● **Required task**:
Leave out every picture, and retype exactly the lines from the line with "Output the web" through the line with "var seriesText = 'FIIs Inflow s/Outflow s';", both ends included.

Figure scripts
^^^^
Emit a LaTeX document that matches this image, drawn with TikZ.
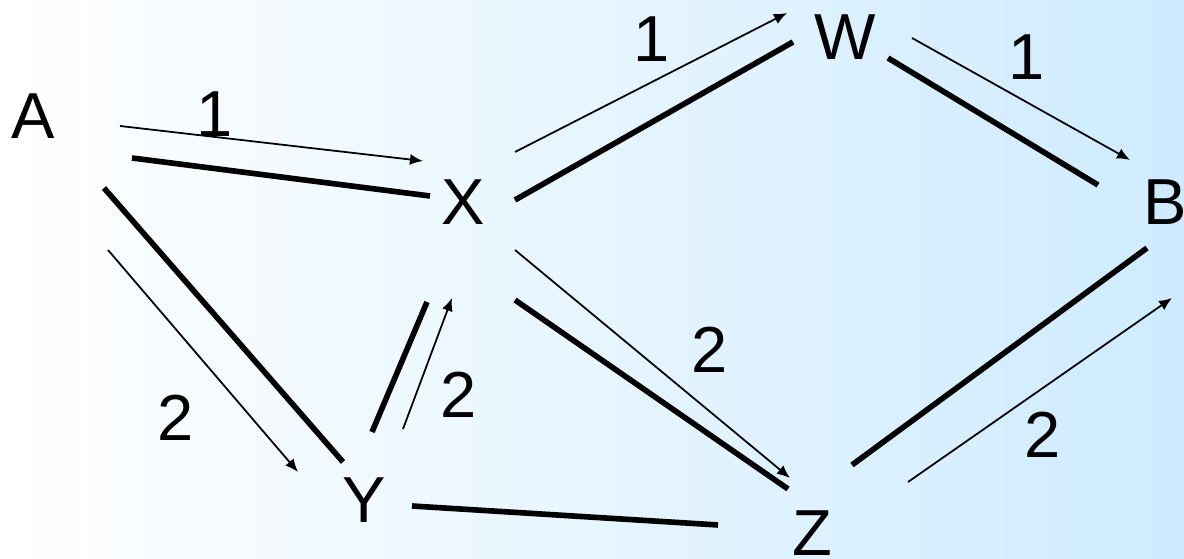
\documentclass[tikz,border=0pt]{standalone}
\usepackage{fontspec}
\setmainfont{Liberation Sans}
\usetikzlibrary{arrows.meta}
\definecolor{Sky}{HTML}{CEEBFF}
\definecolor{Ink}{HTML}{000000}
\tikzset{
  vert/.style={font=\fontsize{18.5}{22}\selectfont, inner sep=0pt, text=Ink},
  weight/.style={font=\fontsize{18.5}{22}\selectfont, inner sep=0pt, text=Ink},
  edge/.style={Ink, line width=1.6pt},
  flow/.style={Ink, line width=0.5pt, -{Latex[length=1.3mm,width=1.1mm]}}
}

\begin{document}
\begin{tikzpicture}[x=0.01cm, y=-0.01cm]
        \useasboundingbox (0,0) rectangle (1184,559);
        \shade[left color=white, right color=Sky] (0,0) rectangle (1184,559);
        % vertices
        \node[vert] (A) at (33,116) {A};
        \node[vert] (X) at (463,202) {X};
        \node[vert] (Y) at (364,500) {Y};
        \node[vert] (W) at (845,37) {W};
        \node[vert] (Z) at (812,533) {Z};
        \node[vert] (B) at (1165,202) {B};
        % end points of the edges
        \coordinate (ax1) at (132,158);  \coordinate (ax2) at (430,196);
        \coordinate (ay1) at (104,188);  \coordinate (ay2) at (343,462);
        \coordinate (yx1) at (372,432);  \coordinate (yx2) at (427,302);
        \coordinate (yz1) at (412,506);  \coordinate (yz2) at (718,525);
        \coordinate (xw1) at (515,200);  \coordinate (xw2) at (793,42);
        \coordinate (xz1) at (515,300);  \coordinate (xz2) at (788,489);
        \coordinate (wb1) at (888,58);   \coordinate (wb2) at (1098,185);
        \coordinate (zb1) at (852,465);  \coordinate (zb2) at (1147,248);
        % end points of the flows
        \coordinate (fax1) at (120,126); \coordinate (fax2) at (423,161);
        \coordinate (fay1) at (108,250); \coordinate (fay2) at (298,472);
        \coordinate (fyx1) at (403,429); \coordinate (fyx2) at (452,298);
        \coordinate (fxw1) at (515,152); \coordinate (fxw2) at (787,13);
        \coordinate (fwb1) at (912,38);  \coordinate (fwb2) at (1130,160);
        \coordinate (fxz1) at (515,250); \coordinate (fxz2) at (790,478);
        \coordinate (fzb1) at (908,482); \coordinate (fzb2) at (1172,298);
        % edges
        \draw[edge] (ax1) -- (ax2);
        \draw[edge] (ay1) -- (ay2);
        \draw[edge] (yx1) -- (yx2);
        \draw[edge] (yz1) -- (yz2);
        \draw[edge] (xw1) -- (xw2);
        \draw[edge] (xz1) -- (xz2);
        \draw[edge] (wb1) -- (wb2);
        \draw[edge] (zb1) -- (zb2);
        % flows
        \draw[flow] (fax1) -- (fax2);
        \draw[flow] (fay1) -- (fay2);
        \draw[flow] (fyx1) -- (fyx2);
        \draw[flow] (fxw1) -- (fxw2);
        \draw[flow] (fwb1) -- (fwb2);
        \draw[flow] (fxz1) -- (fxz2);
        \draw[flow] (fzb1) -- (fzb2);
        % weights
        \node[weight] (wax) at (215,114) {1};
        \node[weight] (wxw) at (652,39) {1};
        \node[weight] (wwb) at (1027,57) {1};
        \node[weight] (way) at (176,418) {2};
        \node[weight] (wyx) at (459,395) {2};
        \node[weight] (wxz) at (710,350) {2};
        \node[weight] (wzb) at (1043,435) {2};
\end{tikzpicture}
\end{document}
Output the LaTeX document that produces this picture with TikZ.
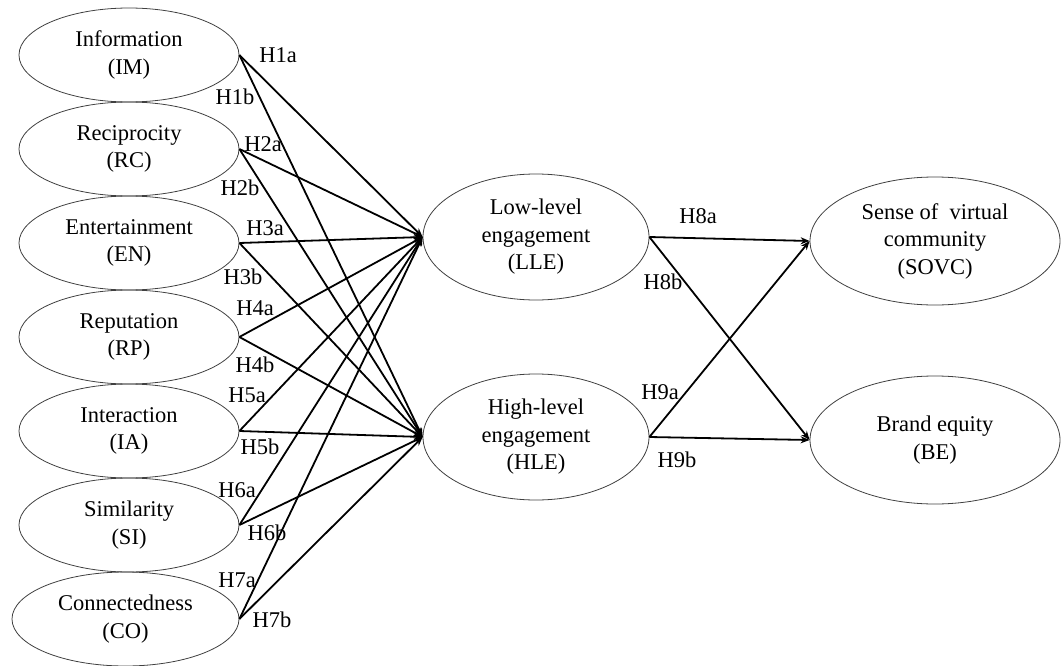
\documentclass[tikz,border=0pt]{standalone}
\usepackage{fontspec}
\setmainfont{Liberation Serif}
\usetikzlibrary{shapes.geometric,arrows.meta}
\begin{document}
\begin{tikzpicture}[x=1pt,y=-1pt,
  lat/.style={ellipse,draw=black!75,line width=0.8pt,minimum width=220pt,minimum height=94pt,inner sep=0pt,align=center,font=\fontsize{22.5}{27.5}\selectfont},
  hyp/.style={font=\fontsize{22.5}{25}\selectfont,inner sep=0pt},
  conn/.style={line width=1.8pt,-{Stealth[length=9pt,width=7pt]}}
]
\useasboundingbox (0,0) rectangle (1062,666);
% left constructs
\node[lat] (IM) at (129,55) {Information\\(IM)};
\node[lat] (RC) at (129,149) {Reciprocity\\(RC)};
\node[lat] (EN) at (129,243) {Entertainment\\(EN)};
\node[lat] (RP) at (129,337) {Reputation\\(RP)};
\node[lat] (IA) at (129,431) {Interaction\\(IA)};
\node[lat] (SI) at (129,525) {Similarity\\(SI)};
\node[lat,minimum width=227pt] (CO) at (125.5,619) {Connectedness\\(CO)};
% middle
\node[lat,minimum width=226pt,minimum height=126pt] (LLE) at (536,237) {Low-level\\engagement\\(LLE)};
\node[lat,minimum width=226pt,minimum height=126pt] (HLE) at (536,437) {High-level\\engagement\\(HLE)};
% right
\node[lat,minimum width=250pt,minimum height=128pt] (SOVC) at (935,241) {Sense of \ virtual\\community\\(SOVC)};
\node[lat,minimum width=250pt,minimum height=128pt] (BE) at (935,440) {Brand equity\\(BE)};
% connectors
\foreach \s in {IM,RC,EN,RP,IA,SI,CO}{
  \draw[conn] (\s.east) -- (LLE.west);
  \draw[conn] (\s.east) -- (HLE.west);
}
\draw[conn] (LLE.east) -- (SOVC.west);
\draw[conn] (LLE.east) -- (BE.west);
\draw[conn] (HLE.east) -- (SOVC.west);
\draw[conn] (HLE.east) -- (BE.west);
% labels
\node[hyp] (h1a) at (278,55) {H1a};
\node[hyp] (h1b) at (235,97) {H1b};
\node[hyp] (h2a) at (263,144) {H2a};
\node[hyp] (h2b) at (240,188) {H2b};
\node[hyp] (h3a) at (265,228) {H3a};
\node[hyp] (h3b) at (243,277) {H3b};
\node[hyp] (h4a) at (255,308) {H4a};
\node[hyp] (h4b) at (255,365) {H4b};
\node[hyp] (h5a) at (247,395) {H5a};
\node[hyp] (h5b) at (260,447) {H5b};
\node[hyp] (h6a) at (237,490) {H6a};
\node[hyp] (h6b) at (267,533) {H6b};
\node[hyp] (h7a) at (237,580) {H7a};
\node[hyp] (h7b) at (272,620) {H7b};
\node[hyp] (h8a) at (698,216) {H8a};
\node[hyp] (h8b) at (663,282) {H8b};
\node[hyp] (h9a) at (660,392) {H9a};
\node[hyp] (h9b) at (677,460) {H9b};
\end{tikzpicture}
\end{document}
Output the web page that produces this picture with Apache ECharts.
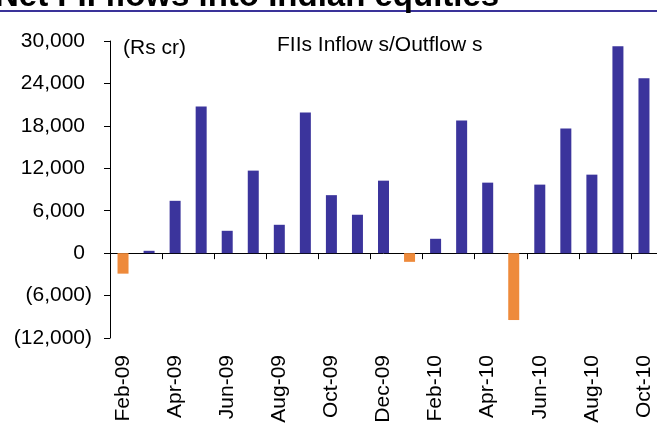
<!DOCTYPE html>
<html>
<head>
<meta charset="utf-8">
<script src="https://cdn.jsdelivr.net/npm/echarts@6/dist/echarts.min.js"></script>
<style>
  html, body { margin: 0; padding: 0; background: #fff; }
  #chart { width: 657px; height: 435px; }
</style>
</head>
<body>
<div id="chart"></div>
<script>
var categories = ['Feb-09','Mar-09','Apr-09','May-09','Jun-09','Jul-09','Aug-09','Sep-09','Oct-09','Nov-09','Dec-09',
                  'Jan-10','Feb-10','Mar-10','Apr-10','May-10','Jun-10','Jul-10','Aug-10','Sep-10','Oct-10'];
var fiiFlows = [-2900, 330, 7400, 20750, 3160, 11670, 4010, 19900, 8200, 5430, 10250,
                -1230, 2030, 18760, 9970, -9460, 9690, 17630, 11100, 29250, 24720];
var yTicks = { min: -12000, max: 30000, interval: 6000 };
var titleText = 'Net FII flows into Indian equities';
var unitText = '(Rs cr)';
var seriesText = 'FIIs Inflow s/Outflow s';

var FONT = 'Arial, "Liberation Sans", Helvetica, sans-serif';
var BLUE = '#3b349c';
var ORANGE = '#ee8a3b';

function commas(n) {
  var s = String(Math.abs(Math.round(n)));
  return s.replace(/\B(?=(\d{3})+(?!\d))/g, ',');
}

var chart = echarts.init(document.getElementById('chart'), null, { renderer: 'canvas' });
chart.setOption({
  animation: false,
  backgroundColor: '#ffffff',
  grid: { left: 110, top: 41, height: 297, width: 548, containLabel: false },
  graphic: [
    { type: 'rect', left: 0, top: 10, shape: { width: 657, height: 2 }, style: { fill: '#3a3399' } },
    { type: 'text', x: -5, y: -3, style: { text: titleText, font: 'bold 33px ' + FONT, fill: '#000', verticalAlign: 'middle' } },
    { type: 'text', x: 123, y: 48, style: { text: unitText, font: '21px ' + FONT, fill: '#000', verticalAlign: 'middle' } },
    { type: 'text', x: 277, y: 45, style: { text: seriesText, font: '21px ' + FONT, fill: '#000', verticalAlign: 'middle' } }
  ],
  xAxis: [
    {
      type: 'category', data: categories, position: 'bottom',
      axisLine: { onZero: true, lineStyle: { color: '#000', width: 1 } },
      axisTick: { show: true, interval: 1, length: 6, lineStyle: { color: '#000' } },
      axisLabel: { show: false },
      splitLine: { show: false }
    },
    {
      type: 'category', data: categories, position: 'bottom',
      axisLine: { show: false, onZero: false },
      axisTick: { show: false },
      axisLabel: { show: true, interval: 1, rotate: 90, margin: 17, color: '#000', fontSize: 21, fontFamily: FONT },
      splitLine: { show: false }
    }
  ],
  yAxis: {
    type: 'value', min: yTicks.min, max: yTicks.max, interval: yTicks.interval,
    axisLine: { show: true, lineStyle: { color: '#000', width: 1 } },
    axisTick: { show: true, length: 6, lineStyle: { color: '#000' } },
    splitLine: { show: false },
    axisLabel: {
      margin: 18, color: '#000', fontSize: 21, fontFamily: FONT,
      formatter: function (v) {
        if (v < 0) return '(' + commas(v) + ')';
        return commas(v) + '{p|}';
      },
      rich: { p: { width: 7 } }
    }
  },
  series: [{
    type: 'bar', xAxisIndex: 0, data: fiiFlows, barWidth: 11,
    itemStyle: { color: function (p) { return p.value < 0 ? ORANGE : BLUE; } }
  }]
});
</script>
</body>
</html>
^^^^
● **Final result**:
Output the web page that produces this picture with Apache ECharts.
<!DOCTYPE html>
<html>
<head>
<meta charset="utf-8">
<script src="https://cdn.jsdelivr.net/npm/echarts@6/dist/echarts.min.js"></script>
<style>
  html, body { margin: 0; padding: 0; background: #fff; }
  #chart { width: 657px; height: 435px; }
</style>
</head>
<body>
<div id="chart"></div>
<script>
var categories = ['Feb-09','Mar-09','Apr-09','May-09','Jun-09','Jul-09','Aug-09','Sep-09','Oct-09','Nov-09','Dec-09',
                  'Jan-10','Feb-10','Mar-10','Apr-10','May-10','Jun-10','Jul-10','Aug-10','Sep-10','Oct-10'];
var fiiFlows = [-2900, 330, 7400, 20750, 3160, 11670, 4010, 19900, 8200, 5430, 10250,
                -1230, 2030, 18760, 9970, -9460, 9690, 17630, 11100, 29250, 24720];
var yTicks = { min: -12000, max: 30000, interval: 6000 };
var titleText = 'Net FII flows into Indian equities';
var unitText = '(Rs cr)';
var seriesText = 'FIIs Inflow s/Outflow s';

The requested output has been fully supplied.